Many people want to make charitable gifts but want to do so in a way that meets their personal, family, and financial needs. Planned gifts to AANE are a commitment to contribute at a future date.
There are many ways to make a difference
The most common form of planned gift is a bequest. Simply list AANE as a beneficiary in your will for a fixed amount of money or a percentage of your estate.
Charitable Remainder Trust (CRT)
A CRT provides the donor or designated beneficiaries with a stream of income for the donor's lifetime or term of years. After the trust terminates, the accumulated principal, or "remainder," goes to AANE.
The trust itself is tax-exempt, so appreciated assets, such as stock, can be put in the trust and sold without incurring capital gains tax. An immediate income tax deduction is received on a substantial portion of the value of the trust.
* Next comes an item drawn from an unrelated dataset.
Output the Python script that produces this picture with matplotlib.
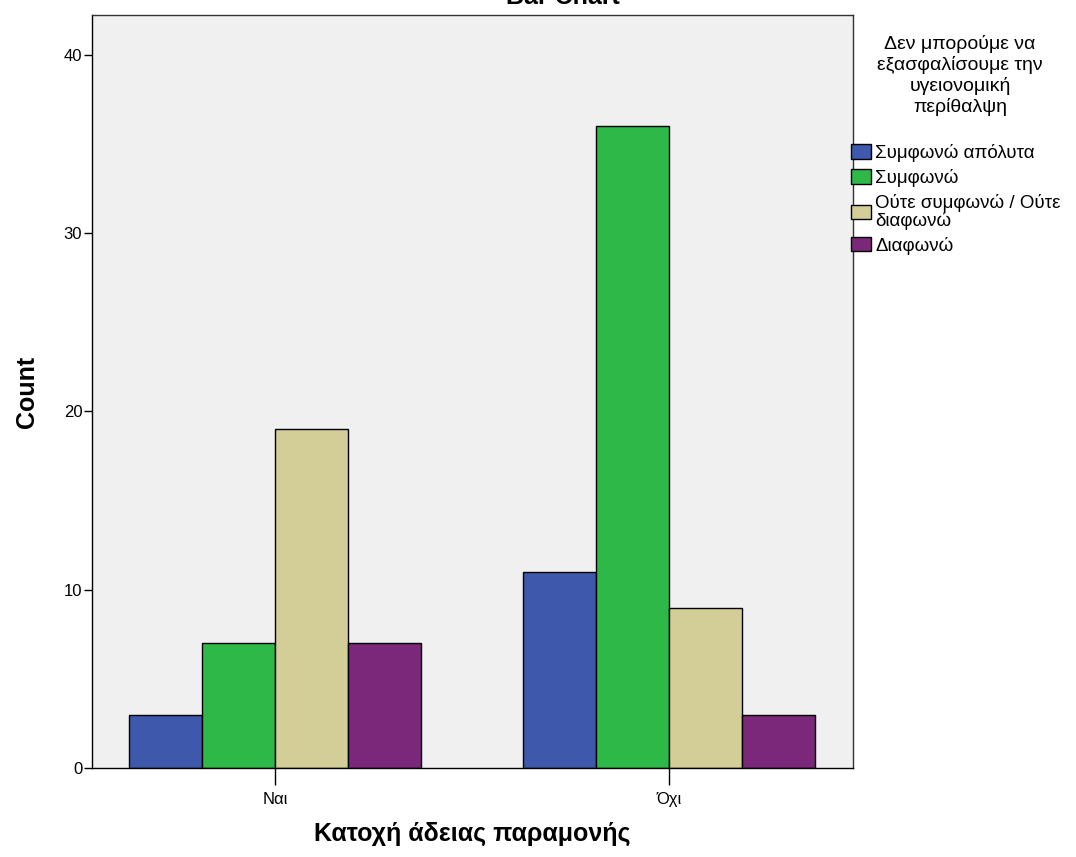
import numpy as np
import matplotlib
matplotlib.use("Agg")
import matplotlib.pyplot as plt

plt.rcParams['font.family'] = ['Liberation Sans', 'DejaVu Sans']

# data
groups = ["Ναι", "Όχι"]
series = ["Συμφωνώ απόλυτα", "Συμφωνώ", "Ούτε συμφωνώ / Ούτε\nδιαφωνώ", "Διαφωνώ"]
counts = [
    [3, 11],
    [7, 36],
    [19, 9],
    [7, 3],
]
colors = ["#3e58ac", "#2eb848", "#d3ce97", "#7b277a"]
yticks = [0, 10, 20, 30, 40]
legend_title = "Δεν μπορούμε να\nεξασφαλίσουμε την\nυγειονομική\nπερίθαλψη"

fig = plt.figure(figsize=(10.76, 8.57), dpi=100)
ax = fig.add_axes([92/1076, 89/857, (853-92)/1076, (768-15)/857])
ax.set_facecolor("#f0f0f0")

x = np.arange(len(groups))
width = 0.1855
handles = []
for i, name in enumerate(series):
    b = ax.bar(x + (i - 2) * width, counts[i], width, align='edge',
               color=colors[i], edgecolor='black', linewidth=1, label=name)
    handles.append(b)

ax.set_xlim(-0.466, 1.468)
ax.set_ylim(0, 42.24)
ax.set_yticks(yticks)
ax.set_xticks(x)
ax.set_xticklabels(groups)
ax.tick_params(axis='y', direction='out', length=6, width=1, labelsize=12, pad=1)
ax.tick_params(axis='x', direction='out', length=12, width=1, labelsize=12, pad=5)
for s in ax.spines.values():
    s.set_linewidth(1)
    s.set_color('#333333')
ax.spines['left'].set_color('black')
ax.spines['bottom'].set_color('black')

ax.set_ylabel("Count", fontsize=18, fontweight='bold', va='center')
ax.yaxis.set_label_coords(-0.085, 0.5)
ax.set_xlabel("Κατοχή άδειας παραμονής", fontsize=18, fontweight='bold', va='center')
ax.xaxis.set_label_coords(0.5, -0.087)

fig.text(563/1076, 1 - 4/857, "Bar Chart", ha='center', va='baseline',
         fontsize=18, fontweight='bold')

# legend title drawn on its own so the gap above the entries matches
fig.text(960/1076, 1 - 35/857, legend_title, ha='center', va='top',
         multialignment='center', fontsize=14, linespacing=1.22)

leg = fig.legend(handles=handles, labels=series,
                 loc='upper left', bbox_to_anchor=(851/1076, 1 - 144/857),
                 frameon=False, fontsize=13.5,
                 handlelength=1.05, handleheight=0.8, handletextpad=0.25,
                 labelspacing=0.38, borderpad=0, borderaxespad=0)
for t in leg.get_texts():
    t.set_linespacing(0.95)

fig.savefig("out.png", dpi=100)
A charitable remainder unitrust pays an annual percentage rate of return, so the payout will vary depending on the principal in the trust at the end of each year. A charitable remainder annuity trust pays a fixed annual amount regardless of the principal in the trust.
Charitable Lead Trust
A charitable lead trust provides for a gift of payment from assets for a term of years-- and then the property passes to the individuals you designate.
The Pension Protection Act provides that IRA owners age 70 ½ or older may donate all or a portion of their IRA, up to $100,000, and avoid income taxes that would ordinarily incur with normal distribution. The rule was extended by Congress through at least the end of 2010. The transfer must be made directly from the IRA to AANE.
You can name AANE as the primary beneficiary or successor beneficiary of a life insurance policy. When proceeds are paid to us, your estate will be granted a charitable estate-tax deduction.